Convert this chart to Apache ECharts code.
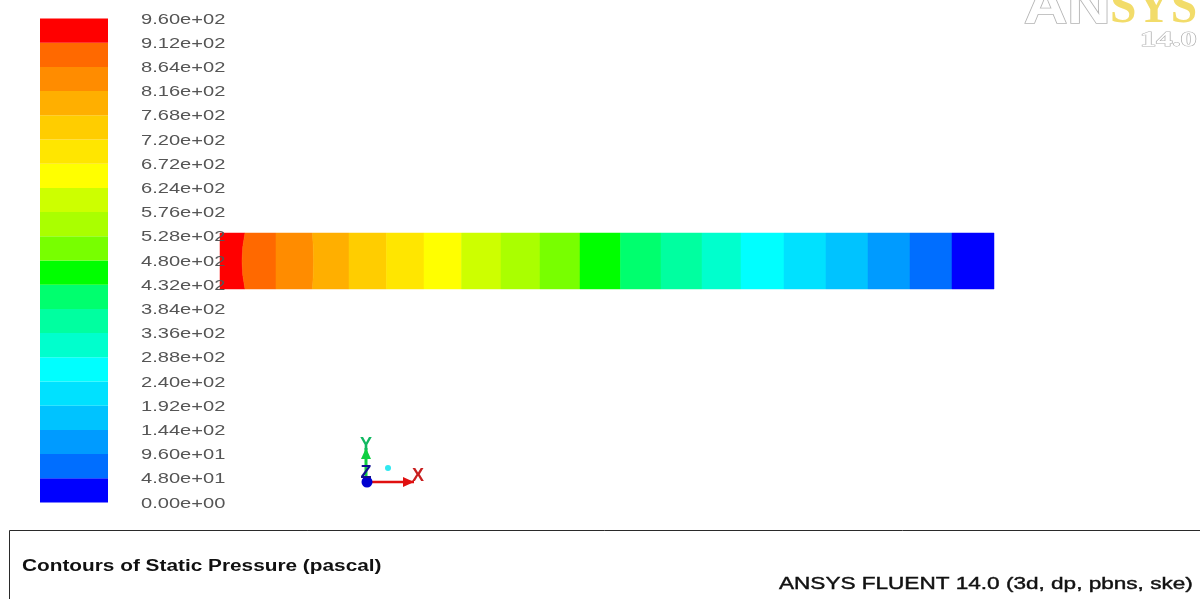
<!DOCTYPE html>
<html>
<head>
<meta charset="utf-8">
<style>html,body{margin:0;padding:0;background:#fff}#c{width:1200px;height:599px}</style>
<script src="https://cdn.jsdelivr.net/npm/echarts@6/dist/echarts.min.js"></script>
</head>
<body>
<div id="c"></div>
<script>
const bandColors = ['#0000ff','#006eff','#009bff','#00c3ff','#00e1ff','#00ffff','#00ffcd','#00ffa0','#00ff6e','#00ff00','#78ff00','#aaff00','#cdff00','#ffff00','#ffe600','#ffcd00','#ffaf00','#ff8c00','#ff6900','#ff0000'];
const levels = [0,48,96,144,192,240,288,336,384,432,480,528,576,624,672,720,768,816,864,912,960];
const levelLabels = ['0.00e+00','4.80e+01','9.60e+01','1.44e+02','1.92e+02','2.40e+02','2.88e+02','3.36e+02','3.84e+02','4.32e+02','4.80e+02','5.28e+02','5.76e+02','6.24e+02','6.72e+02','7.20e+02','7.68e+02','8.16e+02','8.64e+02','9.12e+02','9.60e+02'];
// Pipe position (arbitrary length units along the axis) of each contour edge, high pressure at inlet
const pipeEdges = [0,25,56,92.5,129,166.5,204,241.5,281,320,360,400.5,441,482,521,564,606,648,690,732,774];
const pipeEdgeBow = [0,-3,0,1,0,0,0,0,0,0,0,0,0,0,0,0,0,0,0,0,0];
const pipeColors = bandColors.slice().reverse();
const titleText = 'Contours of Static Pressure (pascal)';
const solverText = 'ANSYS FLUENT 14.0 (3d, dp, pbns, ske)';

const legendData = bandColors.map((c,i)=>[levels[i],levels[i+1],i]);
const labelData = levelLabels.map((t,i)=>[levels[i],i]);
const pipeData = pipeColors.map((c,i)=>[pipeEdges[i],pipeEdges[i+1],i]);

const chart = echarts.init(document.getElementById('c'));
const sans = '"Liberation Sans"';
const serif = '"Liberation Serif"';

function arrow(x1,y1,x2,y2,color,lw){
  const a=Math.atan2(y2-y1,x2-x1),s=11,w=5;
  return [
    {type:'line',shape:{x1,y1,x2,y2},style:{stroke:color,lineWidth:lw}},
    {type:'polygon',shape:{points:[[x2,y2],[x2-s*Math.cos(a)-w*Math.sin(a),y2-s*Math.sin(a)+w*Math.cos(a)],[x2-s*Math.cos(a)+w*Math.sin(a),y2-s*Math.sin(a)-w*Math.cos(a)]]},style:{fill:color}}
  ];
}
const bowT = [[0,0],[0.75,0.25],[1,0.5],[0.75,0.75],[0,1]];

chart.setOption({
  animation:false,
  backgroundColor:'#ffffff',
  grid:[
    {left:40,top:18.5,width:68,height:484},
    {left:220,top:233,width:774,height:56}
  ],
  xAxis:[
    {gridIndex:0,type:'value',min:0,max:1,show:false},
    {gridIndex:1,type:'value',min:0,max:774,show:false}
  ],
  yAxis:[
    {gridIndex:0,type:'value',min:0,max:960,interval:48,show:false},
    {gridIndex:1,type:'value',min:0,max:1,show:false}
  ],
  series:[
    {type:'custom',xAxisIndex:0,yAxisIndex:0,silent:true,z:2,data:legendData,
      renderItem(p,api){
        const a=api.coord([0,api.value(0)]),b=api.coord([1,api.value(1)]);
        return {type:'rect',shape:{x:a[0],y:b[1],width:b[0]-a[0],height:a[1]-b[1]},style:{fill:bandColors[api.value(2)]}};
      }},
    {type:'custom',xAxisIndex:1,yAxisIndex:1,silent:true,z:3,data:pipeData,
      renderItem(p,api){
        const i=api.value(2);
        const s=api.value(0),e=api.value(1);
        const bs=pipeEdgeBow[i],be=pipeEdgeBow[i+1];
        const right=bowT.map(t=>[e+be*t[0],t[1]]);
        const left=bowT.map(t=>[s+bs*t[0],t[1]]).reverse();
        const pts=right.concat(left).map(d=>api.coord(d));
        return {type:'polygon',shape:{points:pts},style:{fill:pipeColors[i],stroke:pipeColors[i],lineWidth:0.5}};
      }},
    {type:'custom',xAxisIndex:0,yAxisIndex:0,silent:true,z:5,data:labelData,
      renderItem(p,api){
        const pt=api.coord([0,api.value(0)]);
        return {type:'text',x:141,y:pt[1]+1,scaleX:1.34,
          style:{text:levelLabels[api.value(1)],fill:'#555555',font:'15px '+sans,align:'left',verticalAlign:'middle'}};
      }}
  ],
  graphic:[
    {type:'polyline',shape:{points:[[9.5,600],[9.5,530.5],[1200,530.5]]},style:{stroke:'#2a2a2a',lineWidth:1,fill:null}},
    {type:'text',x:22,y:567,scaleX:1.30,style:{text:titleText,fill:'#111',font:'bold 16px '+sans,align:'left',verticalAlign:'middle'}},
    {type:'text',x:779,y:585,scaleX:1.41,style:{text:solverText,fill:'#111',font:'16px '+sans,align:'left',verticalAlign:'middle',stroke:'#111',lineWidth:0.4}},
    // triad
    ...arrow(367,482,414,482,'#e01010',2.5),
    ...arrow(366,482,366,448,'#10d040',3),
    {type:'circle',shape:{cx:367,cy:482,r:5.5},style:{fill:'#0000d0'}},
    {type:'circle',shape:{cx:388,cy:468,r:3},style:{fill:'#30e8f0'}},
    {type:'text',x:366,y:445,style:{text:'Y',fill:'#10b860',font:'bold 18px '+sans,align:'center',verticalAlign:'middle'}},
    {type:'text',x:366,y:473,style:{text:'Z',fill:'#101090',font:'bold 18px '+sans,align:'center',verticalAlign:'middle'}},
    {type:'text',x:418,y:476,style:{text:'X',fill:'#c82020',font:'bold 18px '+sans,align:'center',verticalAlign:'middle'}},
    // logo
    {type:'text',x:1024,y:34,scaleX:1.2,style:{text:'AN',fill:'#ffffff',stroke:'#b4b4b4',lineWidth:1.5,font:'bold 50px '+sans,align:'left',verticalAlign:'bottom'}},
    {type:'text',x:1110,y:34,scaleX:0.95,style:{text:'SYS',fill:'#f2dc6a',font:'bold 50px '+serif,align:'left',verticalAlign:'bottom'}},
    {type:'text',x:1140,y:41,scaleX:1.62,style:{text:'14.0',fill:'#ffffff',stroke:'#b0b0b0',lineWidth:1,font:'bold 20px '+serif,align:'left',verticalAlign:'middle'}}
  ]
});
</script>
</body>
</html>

:::

[Exercise requirements]
Write the listing out a second time exactly, dropping all images.

[Written answer]
Convert this chart to Apache ECharts code.
<!DOCTYPE html>
<html>
<head>
<meta charset="utf-8">
<style>html,body{margin:0;padding:0;background:#fff}#c{width:1200px;height:599px}</style>
<script src="https://cdn.jsdelivr.net/npm/echarts@6/dist/echarts.min.js"></script>
</head>
<body>
<div id="c"></div>
<script>
const bandColors = ['#0000ff','#006eff','#009bff','#00c3ff','#00e1ff','#00ffff','#00ffcd','#00ffa0','#00ff6e','#00ff00','#78ff00','#aaff00','#cdff00','#ffff00','#ffe600','#ffcd00','#ffaf00','#ff8c00','#ff6900','#ff0000'];
const levels = [0,48,96,144,192,240,288,336,384,432,480,528,576,624,672,720,768,816,864,912,960];
const levelLabels = ['0.00e+00','4.80e+01','9.60e+01','1.44e+02','1.92e+02','2.40e+02','2.88e+02','3.36e+02','3.84e+02','4.32e+02','4.80e+02','5.28e+02','5.76e+02','6.24e+02','6.72e+02','7.20e+02','7.68e+02','8.16e+02','8.64e+02','9.12e+02','9.60e+02'];
// Pipe position (arbitrary length units along the axis) of each contour edge, high pressure at inlet
const pipeEdges = [0,25,56,92.5,129,166.5,204,241.5,281,320,360,400.5,441,482,521,564,606,648,690,732,774];
const pipeEdgeBow = [0,-3,0,1,0,0,0,0,0,0,0,0,0,0,0,0,0,0,0,0,0];
const pipeColors = bandColors.slice().reverse();
const titleText = 'Contours of Static Pressure (pascal)';
const solverText = 'ANSYS FLUENT 14.0 (3d, dp, pbns, ske)';

const legendData = bandColors.map((c,i)=>[levels[i],levels[i+1],i]);
const labelData = levelLabels.map((t,i)=>[levels[i],i]);
const pipeData = pipeColors.map((c,i)=>[pipeEdges[i],pipeEdges[i+1],i]);

const chart = echarts.init(document.getElementById('c'));
const sans = '"Liberation Sans"';
const serif = '"Liberation Serif"';

function arrow(x1,y1,x2,y2,color,lw){
  const a=Math.atan2(y2-y1,x2-x1),s=11,w=5;
  return [
    {type:'line',shape:{x1,y1,x2,y2},style:{stroke:color,lineWidth:lw}},
    {type:'polygon',shape:{points:[[x2,y2],[x2-s*Math.cos(a)-w*Math.sin(a),y2-s*Math.sin(a)+w*Math.cos(a)],[x2-s*Math.cos(a)+w*Math.sin(a),y2-s*Math.sin(a)-w*Math.cos(a)]]},style:{fill:color}}
  ];
}
const bowT = [[0,0],[0.75,0.25],[1,0.5],[0.75,0.75],[0,1]];

chart.setOption({
  animation:false,
  backgroundColor:'#ffffff',
  grid:[
    {left:40,top:18.5,width:68,height:484},
    {left:220,top:233,width:774,height:56}
  ],
  xAxis:[
    {gridIndex:0,type:'value',min:0,max:1,show:false},
    {gridIndex:1,type:'value',min:0,max:774,show:false}
  ],
  yAxis:[
    {gridIndex:0,type:'value',min:0,max:960,interval:48,show:false},
    {gridIndex:1,type:'value',min:0,max:1,show:false}
  ],
  series:[
    {type:'custom',xAxisIndex:0,yAxisIndex:0,silent:true,z:2,data:legendData,
      renderItem(p,api){
        const a=api.coord([0,api.value(0)]),b=api.coord([1,api.value(1)]);
        return {type:'rect',shape:{x:a[0],y:b[1],width:b[0]-a[0],height:a[1]-b[1]},style:{fill:bandColors[api.value(2)]}};
      }},
    {type:'custom',xAxisIndex:1,yAxisIndex:1,silent:true,z:3,data:pipeData,
      renderItem(p,api){
        const i=api.value(2);
        const s=api.value(0),e=api.value(1);
        const bs=pipeEdgeBow[i],be=pipeEdgeBow[i+1];
        const right=bowT.map(t=>[e+be*t[0],t[1]]);
        const left=bowT.map(t=>[s+bs*t[0],t[1]]).reverse();
        const pts=right.concat(left).map(d=>api.coord(d));
        return {type:'polygon',shape:{points:pts},style:{fill:pipeColors[i],stroke:pipeColors[i],lineWidth:0.5}};
      }},
    {type:'custom',xAxisIndex:0,yAxisIndex:0,silent:true,z:5,data:labelData,
      renderItem(p,api){
        const pt=api.coord([0,api.value(0)]);
        return {type:'text',x:141,y:pt[1]+1,scaleX:1.34,
          style:{text:levelLabels[api.value(1)],fill:'#555555',font:'15px '+sans,align:'left',verticalAlign:'middle'}};
      }}
  ],
  graphic:[
    {type:'polyline',shape:{points:[[9.5,600],[9.5,530.5],[1200,530.5]]},style:{stroke:'#2a2a2a',lineWidth:1,fill:null}},
    {type:'text',x:22,y:567,scaleX:1.30,style:{text:titleText,fill:'#111',font:'bold 16px '+sans,align:'left',verticalAlign:'middle'}},
    {type:'text',x:779,y:585,scaleX:1.41,style:{text:solverText,fill:'#111',font:'16px '+sans,align:'left',verticalAlign:'middle',stroke:'#111',lineWidth:0.4}},
    // triad
    ...arrow(367,482,414,482,'#e01010',2.5),
    ...arrow(366,482,366,448,'#10d040',3),
    {type:'circle',shape:{cx:367,cy:482,r:5.5},style:{fill:'#0000d0'}},
    {type:'circle',shape:{cx:388,cy:468,r:3},style:{fill:'#30e8f0'}},
    {type:'text',x:366,y:445,style:{text:'Y',fill:'#10b860',font:'bold 18px '+sans,align:'center',verticalAlign:'middle'}},
    {type:'text',x:366,y:473,style:{text:'Z',fill:'#101090',font:'bold 18px '+sans,align:'center',verticalAlign:'middle'}},
    {type:'text',x:418,y:476,style:{text:'X',fill:'#c82020',font:'bold 18px '+sans,align:'center',verticalAlign:'middle'}},
    // logo
    {type:'text',x:1024,y:34,scaleX:1.2,style:{text:'AN',fill:'#ffffff',stroke:'#b4b4b4',lineWidth:1.5,font:'bold 50px '+sans,align:'left',verticalAlign:'bottom'}},
    {type:'text',x:1110,y:34,scaleX:0.95,style:{text:'SYS',fill:'#f2dc6a',font:'bold 50px '+serif,align:'left',verticalAlign:'bottom'}},
    {type:'text',x:1140,y:41,scaleX:1.62,style:{text:'14.0',fill:'#ffffff',stroke:'#b0b0b0',lineWidth:1,font:'bold 20px '+serif,align:'left',verticalAlign:'middle'}}
  ]
});
</script>
</body>
</html>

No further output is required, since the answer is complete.